Schlau genug für militante Texte
In einem Brandbrief wandte sich die sonst wenig alarmistische "Rosa-Luxemburg-Stiftung" in Bremen am Samstag an ihre Unterstützer. Der Grund: Andrej H., ehemaliger Stipendiat der Stiftung, war Ende Juli unter dem Verdacht, Mitglied der "militanten gruppe" (MG) zu sein, in Berlin festgenommen worden.
Empört zeigte sich die RLS über die "Indizien", die zur Festnahme H.s führten. H. habe 1998 eine Abhandlung veröffentlicht, die Phrasen enthalte, die in Texten der MG verwendet werden, so die Bundesanwaltschaft (BAW). Zudem sei er "intellektuell in der Lage, die anspruchsvollen Texte der MG zu verfassen". Schließlich stünden ihm "als Mitarbeiter eines Forschungszentrums Bibliotheken zur Verfügung, die er unauffällig nutzen kann, um die zur Erstellung der Texte der MG erforderlichen Recherchen durchzuführen".
"Furcht erregend", nennt der Bremer Ökonom Jörg Huffschmidt die Argumente der BAW. Für Huffschmidt, bei der RLS für die Bremer Stipendiaten verantwortlich, stünden damit "wissenschaftlich Tätige unter Totalverdacht". Der Staat übe eine "dramatische Einschränkung bürgerlicher Freiheiten" aus. Er sei "verblüfft" über die "Unverfrorenheit" der BAW.
Auch Florian Wilde, Historiker aus Hamburg, bezieht derzeit ein Promotionsstipendium der RLS. Sein Thema, der historische Kommunismus, könne theoretisch gleichfalls "jederzeit von der MG aufgegriffen werden". Offensichtlich wolle der Staat unterbinden, "dass wissenschaftliche Forschung einen Beitrag zu sozialen Bewegungen" leiste, so Wilde. "Die Globalisierungskritik der letzten Jahre, die Proteste gegen Hartz IV, dann der G 8-Gipfel: Widerstand erlebt eine Renaissance, und dieser braucht ein theoretisches Fundament." Zwar sei die "militante gruppe" "nicht unbedingt ein Paradebeispiel für soziale Bewegungen", doch die Repression gegen sie stehe im Kontext der Repression gegen die Hartz IV- und G 8-AktivistInnen.
Derweil tauchten in der vergangenen Woche an der Bremer Universität Plakate mit täuschend echt aussehenden Fahndungsaufrufen des Landeskriminalamtes Bremen auf.
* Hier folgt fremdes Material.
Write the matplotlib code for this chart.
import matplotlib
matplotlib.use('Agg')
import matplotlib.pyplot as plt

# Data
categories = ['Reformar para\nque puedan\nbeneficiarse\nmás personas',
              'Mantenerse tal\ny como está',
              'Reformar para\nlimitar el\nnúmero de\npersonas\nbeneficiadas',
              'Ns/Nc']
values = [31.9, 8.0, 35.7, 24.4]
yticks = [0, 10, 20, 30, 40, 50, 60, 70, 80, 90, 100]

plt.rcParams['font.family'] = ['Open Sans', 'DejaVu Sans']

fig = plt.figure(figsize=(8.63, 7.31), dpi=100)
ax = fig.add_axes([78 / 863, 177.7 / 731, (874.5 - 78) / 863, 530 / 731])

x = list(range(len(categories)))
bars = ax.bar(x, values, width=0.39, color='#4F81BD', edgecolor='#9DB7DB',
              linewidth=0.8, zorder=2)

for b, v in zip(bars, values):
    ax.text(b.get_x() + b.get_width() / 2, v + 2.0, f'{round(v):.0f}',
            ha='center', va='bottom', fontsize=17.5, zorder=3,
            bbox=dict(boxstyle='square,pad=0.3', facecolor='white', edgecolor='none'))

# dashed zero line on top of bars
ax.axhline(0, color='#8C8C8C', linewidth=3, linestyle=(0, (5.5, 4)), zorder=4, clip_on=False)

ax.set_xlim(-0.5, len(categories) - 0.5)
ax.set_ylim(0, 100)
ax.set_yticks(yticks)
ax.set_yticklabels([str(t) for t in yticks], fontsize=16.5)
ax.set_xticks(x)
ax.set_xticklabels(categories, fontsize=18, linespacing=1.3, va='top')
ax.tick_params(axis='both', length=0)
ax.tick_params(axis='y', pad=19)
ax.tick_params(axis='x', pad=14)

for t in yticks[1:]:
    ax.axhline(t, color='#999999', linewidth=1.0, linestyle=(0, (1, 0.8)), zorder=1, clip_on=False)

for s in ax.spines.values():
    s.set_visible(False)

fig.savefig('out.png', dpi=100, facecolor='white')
Eine nicht existierende "Sonderkommission Linksterrorismus" bat darin um die "vertrauliche" Meldung von Personen, auf die die gegen Andrej H. ins Feld geführten Merkmale zutreffen - ein an Universitäten durchaus verbreitetes Persönlichkeitsprofil. Unangenehm berührt schien die Bremer Polizei, durch die Kommunikationsguerilla-Aktion mit dem forschen Vorgehen in Karlsruhe in Verbindung gebracht zu werden: "Die Motive der Künstler bleiben im Dunkeln. Womöglich wollte man damit die Institutionen des Staates ärgern", mutmaßt Polizeisprecher Heiner Melloh. "Von Studierenden sollte man nicht erwarten, dass sie das ernst nehmen", so Melloh. Es werde geprüft, "ob da überhaupt irgendein Straftatbestand vorliegt".
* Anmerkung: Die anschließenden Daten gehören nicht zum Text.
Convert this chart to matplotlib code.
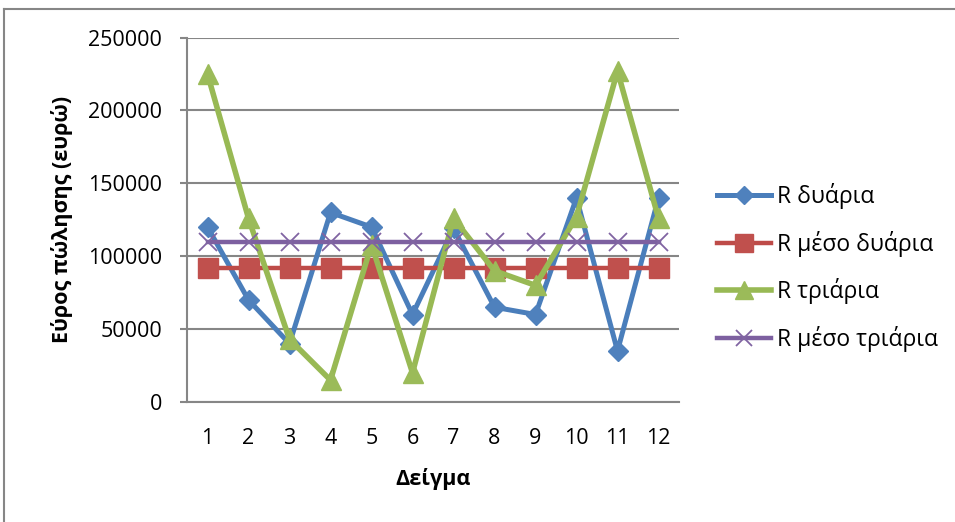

Wenig Substanzielles kann die BAW auch im Zusammenhang mit der bundesweiten Razzia gegen 18 G 8-Gegner vom 9. Mai vorweisen. Den Anwälten sei in der Zwischenzeit "teilweise Einsicht in digitalisierte Akten" gewährt worden, so einige der Beschuldigten. "Wahnsinnig" sei der Umfang der angesammelten Dokumente: "33 Ordner mit 400 bis 600 Seiten durften eingesehen werden - das waren aber nur zwölf Prozent des gesamten Materials." Insgesamt seien über 80.000 Seiten an den Bundesgerichtshof weitergeleitet worden.
Positiv wertet ein Beschuldigter aus Bremen die Stellungnahme der BAW zu seinem Widerspruch gegen die Dokumenten-Beschlagnahme: "Zwei Monate nach der Razzia haben sie genau die gleichen Argumente wie beim Antrag für den Durchsuchungsbeschluss im Mai vorgetragen. Sie haben also offensichtlich nichts Neues."
Viele der Hamburger Betroffenen warten noch immer auf die Rückgabe ihrer Computer. Lediglich die in der "Roten Flora" beschlagnahmten Geräte sind inzwischen wieder komplett ausgehändigt worden. Der Physiker Fritz Storim von der Messstelle für Arbeit- und Umweltschutz (Maus) und Universitätsdozent in Bremen, beklagt, dass sämtliche beschlagnahmten Maus-Unterlagen immer noch einbehalten werden. "Wir sind in unserer Arbeit total blockiert," so Storim.
Während der Razzia am 9. Mai waren von ihm und anderen Beschuldigten Geruchsproben genommen worden. Hierzu mussten sie einen Stab halten, der ihren Körpergeruch aufnahm. Hunde sollten eine Übereinstimmung dieser Proben mit Geruchsrückständen von politisch motivierten Brandstiftungen in Hamburg prüfen. Eine Anfrage der Grünen im Bundestag ergab, dass die Hunde keine Übereinstimmungen feststellten.